→ REQUIREMENTS:
Tell how many lines include the string "chart". Answer with a single number.

→ ROWS:
★ ★ ★ ★

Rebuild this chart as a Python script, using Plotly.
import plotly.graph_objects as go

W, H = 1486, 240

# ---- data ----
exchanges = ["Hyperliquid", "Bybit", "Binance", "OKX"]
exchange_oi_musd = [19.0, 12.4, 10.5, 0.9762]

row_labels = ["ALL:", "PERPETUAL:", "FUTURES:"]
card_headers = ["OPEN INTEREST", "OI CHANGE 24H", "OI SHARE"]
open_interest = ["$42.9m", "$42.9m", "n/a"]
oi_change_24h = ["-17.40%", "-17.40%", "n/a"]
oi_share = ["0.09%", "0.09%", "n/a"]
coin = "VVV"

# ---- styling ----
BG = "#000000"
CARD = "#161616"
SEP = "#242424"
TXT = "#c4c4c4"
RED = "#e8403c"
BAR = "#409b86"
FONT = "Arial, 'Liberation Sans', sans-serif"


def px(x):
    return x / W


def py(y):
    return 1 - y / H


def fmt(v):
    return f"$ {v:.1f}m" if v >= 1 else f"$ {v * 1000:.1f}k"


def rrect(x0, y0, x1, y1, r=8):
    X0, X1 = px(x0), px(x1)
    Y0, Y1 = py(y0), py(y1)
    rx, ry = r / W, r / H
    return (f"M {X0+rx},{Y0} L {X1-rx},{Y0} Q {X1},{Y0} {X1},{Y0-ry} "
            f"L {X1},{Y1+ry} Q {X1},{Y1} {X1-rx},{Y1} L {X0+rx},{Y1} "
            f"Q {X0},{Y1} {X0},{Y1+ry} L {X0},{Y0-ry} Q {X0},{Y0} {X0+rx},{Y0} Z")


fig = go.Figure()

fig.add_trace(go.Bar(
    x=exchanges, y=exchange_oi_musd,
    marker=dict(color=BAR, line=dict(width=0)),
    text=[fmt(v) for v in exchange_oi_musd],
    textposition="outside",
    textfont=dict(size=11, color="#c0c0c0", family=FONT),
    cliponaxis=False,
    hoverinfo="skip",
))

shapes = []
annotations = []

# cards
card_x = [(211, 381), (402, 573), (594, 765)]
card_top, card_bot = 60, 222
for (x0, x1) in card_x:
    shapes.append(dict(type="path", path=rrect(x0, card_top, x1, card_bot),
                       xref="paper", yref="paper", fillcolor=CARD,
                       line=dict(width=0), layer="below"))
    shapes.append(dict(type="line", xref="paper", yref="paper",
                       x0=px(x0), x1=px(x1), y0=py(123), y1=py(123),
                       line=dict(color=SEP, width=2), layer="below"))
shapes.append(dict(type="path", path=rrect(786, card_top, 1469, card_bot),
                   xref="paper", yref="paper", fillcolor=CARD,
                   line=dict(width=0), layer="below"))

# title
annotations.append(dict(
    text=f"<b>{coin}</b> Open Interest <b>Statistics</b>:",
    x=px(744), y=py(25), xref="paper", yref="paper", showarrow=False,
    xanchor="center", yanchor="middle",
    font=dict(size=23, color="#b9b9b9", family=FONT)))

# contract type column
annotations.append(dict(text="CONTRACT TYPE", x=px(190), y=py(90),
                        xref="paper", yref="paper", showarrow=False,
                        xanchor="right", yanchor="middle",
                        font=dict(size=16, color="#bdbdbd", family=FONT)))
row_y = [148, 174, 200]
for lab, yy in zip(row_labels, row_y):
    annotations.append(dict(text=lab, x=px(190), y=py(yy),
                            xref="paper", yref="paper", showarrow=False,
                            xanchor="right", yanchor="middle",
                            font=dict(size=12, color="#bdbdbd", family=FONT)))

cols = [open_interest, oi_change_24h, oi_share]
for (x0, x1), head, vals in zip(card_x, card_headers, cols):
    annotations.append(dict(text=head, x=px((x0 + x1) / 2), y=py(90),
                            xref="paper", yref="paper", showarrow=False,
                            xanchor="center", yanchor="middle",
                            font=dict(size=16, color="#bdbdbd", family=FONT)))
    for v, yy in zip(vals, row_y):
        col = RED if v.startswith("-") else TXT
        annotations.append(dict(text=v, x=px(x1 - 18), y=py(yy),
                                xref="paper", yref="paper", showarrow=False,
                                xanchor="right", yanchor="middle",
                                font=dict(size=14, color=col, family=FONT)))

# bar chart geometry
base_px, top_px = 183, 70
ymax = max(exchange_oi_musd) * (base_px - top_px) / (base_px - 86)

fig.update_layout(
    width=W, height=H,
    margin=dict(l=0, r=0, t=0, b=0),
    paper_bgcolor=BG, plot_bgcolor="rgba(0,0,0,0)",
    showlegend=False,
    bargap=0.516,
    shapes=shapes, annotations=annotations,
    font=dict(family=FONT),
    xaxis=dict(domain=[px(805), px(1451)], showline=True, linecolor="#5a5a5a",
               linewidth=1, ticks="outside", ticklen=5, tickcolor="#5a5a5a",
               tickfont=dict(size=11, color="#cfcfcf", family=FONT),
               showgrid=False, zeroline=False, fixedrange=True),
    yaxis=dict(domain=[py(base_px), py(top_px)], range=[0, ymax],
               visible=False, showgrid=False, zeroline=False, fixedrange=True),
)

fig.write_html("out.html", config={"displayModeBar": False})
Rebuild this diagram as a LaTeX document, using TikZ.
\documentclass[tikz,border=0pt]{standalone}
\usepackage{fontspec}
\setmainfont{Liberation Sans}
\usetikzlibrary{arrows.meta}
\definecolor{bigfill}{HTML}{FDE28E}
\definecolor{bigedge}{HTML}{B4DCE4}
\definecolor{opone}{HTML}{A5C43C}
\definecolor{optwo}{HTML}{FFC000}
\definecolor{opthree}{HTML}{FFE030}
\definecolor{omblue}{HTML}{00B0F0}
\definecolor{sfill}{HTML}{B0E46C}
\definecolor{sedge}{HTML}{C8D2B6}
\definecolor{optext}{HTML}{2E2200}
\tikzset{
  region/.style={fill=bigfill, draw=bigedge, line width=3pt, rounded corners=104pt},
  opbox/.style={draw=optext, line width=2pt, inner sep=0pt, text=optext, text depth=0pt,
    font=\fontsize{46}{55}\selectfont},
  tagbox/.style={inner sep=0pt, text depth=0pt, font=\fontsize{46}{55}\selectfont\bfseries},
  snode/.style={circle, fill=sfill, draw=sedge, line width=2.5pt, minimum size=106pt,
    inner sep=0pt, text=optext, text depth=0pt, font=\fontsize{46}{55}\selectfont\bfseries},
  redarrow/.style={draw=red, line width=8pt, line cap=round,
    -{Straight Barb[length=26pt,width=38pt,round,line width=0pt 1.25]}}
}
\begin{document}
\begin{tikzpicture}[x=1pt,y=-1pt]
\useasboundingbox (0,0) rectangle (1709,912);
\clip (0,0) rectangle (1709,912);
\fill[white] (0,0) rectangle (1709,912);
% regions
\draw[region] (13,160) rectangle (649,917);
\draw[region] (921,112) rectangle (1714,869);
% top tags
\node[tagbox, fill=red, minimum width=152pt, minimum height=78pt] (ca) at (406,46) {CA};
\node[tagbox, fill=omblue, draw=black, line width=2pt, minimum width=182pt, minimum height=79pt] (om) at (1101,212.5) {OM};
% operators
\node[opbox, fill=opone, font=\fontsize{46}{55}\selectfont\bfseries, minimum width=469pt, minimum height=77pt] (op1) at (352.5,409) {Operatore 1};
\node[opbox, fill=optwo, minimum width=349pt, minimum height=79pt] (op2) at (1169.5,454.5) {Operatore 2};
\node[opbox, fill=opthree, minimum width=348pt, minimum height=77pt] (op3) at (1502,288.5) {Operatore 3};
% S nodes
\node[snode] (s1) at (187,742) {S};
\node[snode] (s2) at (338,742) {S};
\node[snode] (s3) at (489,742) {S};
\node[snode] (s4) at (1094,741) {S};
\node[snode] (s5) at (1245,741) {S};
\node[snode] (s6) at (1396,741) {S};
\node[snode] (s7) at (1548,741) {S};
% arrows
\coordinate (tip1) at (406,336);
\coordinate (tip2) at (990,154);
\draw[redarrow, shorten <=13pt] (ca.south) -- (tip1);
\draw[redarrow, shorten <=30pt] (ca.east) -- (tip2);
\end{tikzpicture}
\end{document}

★ ★ ★ ★

→ EXERCISE SOLUTION:
2